Let $I=[0,1]$ and $C(I)= \lbrace f:I \to \mathbb{R}:\mbox{f is continuous} \rbrace$. Also for every $f \in C(I)$ , every $n \in \mathbb{N}$, every collection $\lbrace x_{1},....,x_{n} \rbrace \subset I$ and every $r>0$, we have the collection
$$[f;x_{1},...,x_{n},r]=\lbrace g \in C(I): \mbox{for every }\: 1\leq i \leq n\:(|f(x_{i}-g(x_{i}))|<r) \rbrace$$.
Also consider the set
$$B_{p}= \lbrace [f;x_{1},...,x_{n},r]: f \in C(I),\: n \in \mathbb{N}, \:x_{1},....,x_{n} \in I, \:r>0 \rbrace$$
I want to prove the following family of subset is a topology for $C(I)$:
$$\tau_{p}= \lbrace E \subset C(I):\mbox{there is }\:\mathcal{A} \subset B_{p}\: \mbox{with}\: E= \bigcup \mathcal{A} \rbrace$$.
So in order to prove $(C(I), \tau_{p})$ is a topological space I prove that $B_{p}$ is basis for $T_{p}$ as the definition of basis here:
https://en.wikipedia.org/wiki/Base_(topology)
(1) No problem showing that $C(I)= B_{p}$.
My attempt to prove (2) goes as follows:
(2) Let $$ h \in [f;x_{1},...,x_{n},r] \cap [g;y_{1},...,y_{m},s] $$.

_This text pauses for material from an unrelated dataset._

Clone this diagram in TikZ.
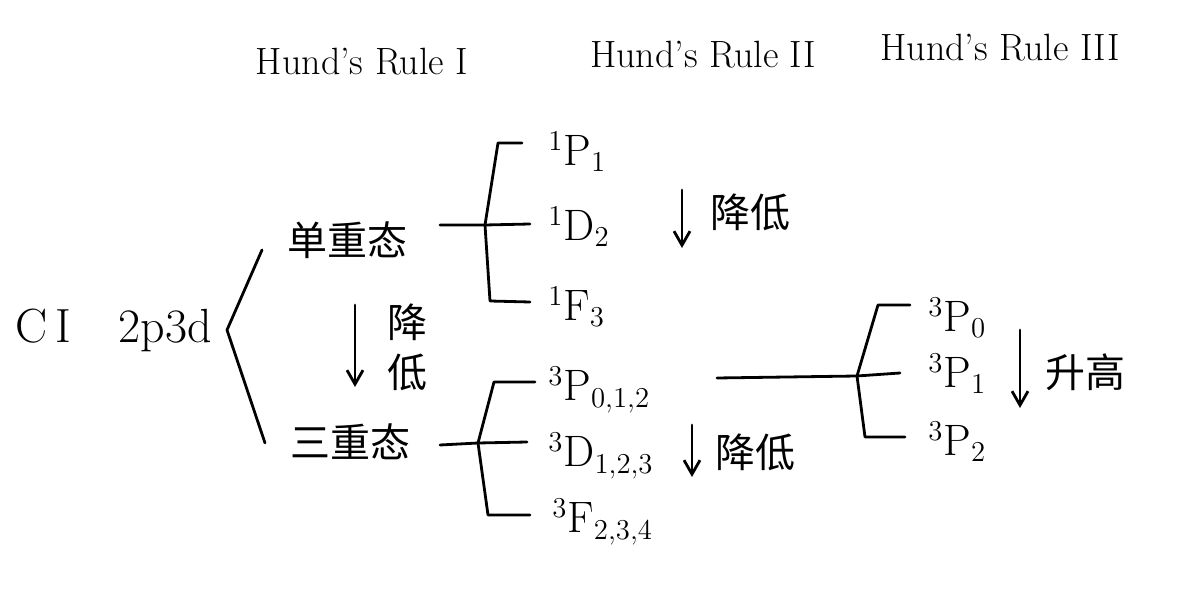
\documentclass[tikz,border=0pt]{standalone}
\usepackage{fontspec}
\newfontfamily\cjk{Noto Sans CJK SC}
\usetikzlibrary{arrows.meta}
\tikzset{
  ink/.style={line width=1.4pt, line cap=round, line join=round},
  fall/.style={ink, -{Straight Barb[length=7pt,width=8pt]}},
  rulelabel/.style={font=\fontsize{19}{23}\selectfont},
  term/.style={font=\fontsize{22}{26}\selectfont, anchor=west, inner sep=0pt},
  hanzi/.style={font=\cjk\fontsize{20}{25}\selectfont, align=center},
}
\begin{document}
\begin{tikzpicture}[x=0.5pt,y=-0.5pt]
  \useasboundingbox (0,0) rectangle (1183,592);
  % column titles
  \node[rulelabel] (rule1) at (362,62) {Hund's Rule I};
  \node[rulelabel] (rule2) at (703,55) {Hund's Rule II};
  \node[rulelabel] (rule3) at (1000,48) {Hund's Rule III};
  % configuration
  \node[font=\fontsize{24}{28}\selectfont, anchor=west] (conf) at (8,330) {C\,I\quad 2p3d};
  \coordinate (btop) at (262,250);
  \coordinate (btip) at (227,330);
  \coordinate (bbot) at (265,443);
  \draw[ink] (btop) -- (btip) -- (bbot);
  % singlet / triplet
  \node[hanzi] (single) at (347,240) {单重态};
  \node[hanzi] (triple) at (350,442) {三重态};
  \coordinate (a1s) at (355,305);
  \coordinate (a1e) at (355,387);
  \draw[fall] (a1s) -- (a1e);
  \node[hanzi] (low1) at (407,347) {降\\低};
  % singlet terms
  \node[term] (s1P) at (548,152) {${}^1\mathrm{P}_1$};
  \node[term] (s1D) at (548,227) {${}^1\mathrm{D}_2$};
  \node[term] (s1F) at (548,307) {${}^1\mathrm{F}_3$};
  \coordinate (sin) at (440,225);
  \coordinate (sj) at (485,225);
  \coordinate (sPk) at (498,143);
  \coordinate (sPe) at (522,143);
  \coordinate (sDe) at (530,224);
  \coordinate (sFk) at (490,301);
  \coordinate (sFe) at (530,302);
  \draw[ink] (sin) -- (sj) -- (sDe);
  \draw[ink] (sPe) -- (sPk) -- (sj) -- (sFk) -- (sFe);
  \coordinate (a2s) at (682,190);
  \coordinate (a2e) at (682,248);
  \draw[fall] (a2s) -- (a2e);
  \node[hanzi] (low2) at (750,212) {降低};
  % triplet terms
  \node[term] (t3P) at (548,390) {${}^3\mathrm{P}_{0,1,2}$};
  \node[term] (t3D) at (548,456) {${}^3\mathrm{D}_{1,2,3}$};
  \node[term] (t3F) at (552,522) {${}^3\mathrm{F}_{2,3,4}$};
  \coordinate (tin) at (440,445);
  \coordinate (tj) at (478,443);
  \coordinate (tPk) at (494,382);
  \coordinate (tPe) at (535,382);
  \coordinate (tDe) at (527,442);
  \coordinate (tFk) at (488,515);
  \coordinate (tFe) at (530,515);
  \draw[ink] (tin) -- (tj) -- (tDe);
  \draw[ink] (tPe) -- (tPk) -- (tj) -- (tFk) -- (tFe);
  \coordinate (a3s) at (692,425);
  \coordinate (a3e) at (692,477);
  \draw[fall] (a3s) -- (a3e);
  \node[hanzi] (low3) at (755,452) {降低};
  % fine structure of 3P
  \node[term] (p0) at (928,318) {${}^3\mathrm{P}_0$};
  \node[term] (p1) at (928,374) {${}^3\mathrm{P}_1$};
  \node[term] (p2) at (928,442) {${}^3\mathrm{P}_2$};
  \coordinate (pin) at (717,378);
  \coordinate (pj) at (857,376);
  \coordinate (p0k) at (878,305);
  \coordinate (p0e) at (910,305);
  \coordinate (p1e) at (900,373);
  \coordinate (p2k) at (865,437);
  \coordinate (p2e) at (905,437);
  \draw[ink] (pin) -- (pj) -- (p1e);
  \draw[ink] (p0e) -- (p0k) -- (pj) -- (p2k) -- (p2e);
  \coordinate (a4s) at (1020,330);
  \coordinate (a4e) at (1020,408);
  \draw[fall] (a4s) -- (a4e);
  \node[hanzi] (rise) at (1085,372) {升高};
\end{tikzpicture}
\end{document}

As $h \in [f;x_{1},...,x_{n},r]$, then I take $\epsilon'=max \lbrace|f(x_{i}-h(x_{i}))|<r : i=1,...,n \rbrace$. And as $h \in [g;y_{1},...,y_{m},s]$, then I take $\delta'=max \lbrace|g(y_{i}-h(y_{i}))|<s : i=1,...,m \rbrace$. And I define $\epsilon=r-\epsilon'$ and $\delta= r- \delta'$. As $\epsilon, \delta >0$ I take $t>0$ such $0< t<min(\epsilon,\delta)$. So I need to prove that
$$ [h;x_{1},...,x_{n},y_{1},...,y_{m},t] \in [f;x_{1},...,x_{n},r] \cap [g;y_{1},...,y_{m},s] $$.
So I take $p \in [h;x_{1},...,x_{n},y_{1},...,y_{m},t]$ but I cannot prove this $p$ is the intersection above.
We have some $h \in [f;x_{1},...,x_{n},r] \cap [g;y_{1},...,y_{m},s]$. You have to choose sliightly different $\delta$'s per coordinate:
Some notational stuff: Let $I_1= \{x_1,x_2,\ldots,x_n\}$ and $I_2=\{y_1,y_2,\ldots, y_m\}$. (We could denote the first open set by $[f;I_1,r]$ and the second by $[g;I_2,s]$, note that the order of the points is irrelevant).
Now $I_1 \cup I_2 = (I_1 \cap I_2) \cup (I_1 \Delta I_2)$, where the second set is the symmetric difference of the sets, so the points where we only have one condition to contend with, vs. $I_1 \cap I_2$ (could be empty) where we have two conditions.
For every $z \in I_1 \cap I_2$ we thus have that $h(z) \in B(f(z), r) \cap B(f(z),s)$ (where $B(a,\delta)=\{a' \in \Bbb R: |a'-a| < \delta\}$ is the usual open ball (and open interval here) in $\Bbb R$) and as these balls are open (and finite intersections also), we can find $\delta_z >0$ such that $B(z,\delta_z) \subseteq B(f(z), r) \cap B(f(z),s)$ (we can find an explicit $\delta_z$ by $\min(r-|f(z)-h(z)|, s-|f(z)-h(z)|)$, but it's enough to know that such a $\delta_z$ exists, I don't want to check here that it works).
For every $z \in I_1 \Delta I_2$ we just have one condition: either $h(z) \in B(f(z),r)$ or $h(z) \in B(g(z), s)$ and in either case we find another $\delta_z>0$ such that either $B(h(z), \delta_z) \subseteq B(f(z), r)$ (e.g. $\delta_x = r-|h(z)-f(z)|$ etc.) or $B(h(z), \delta_z) \subseteq B(g(z), s)$ (etc.).
Finally, set $\delta = \min\{\delta_z: z \in I_1 \cup I_2\} >0$ and note that now by construction:
$$h \in [h; I_1\cup I_2; \delta] \subseteq [f;x_{1},...,x_{n},r] \cap [g;y_{1},...,y_{m},s]$$
Note that I just used that all sets $B(f(z),r)$ and $B(g(z),s)$ are open in $\Bbb R$ and no more, really.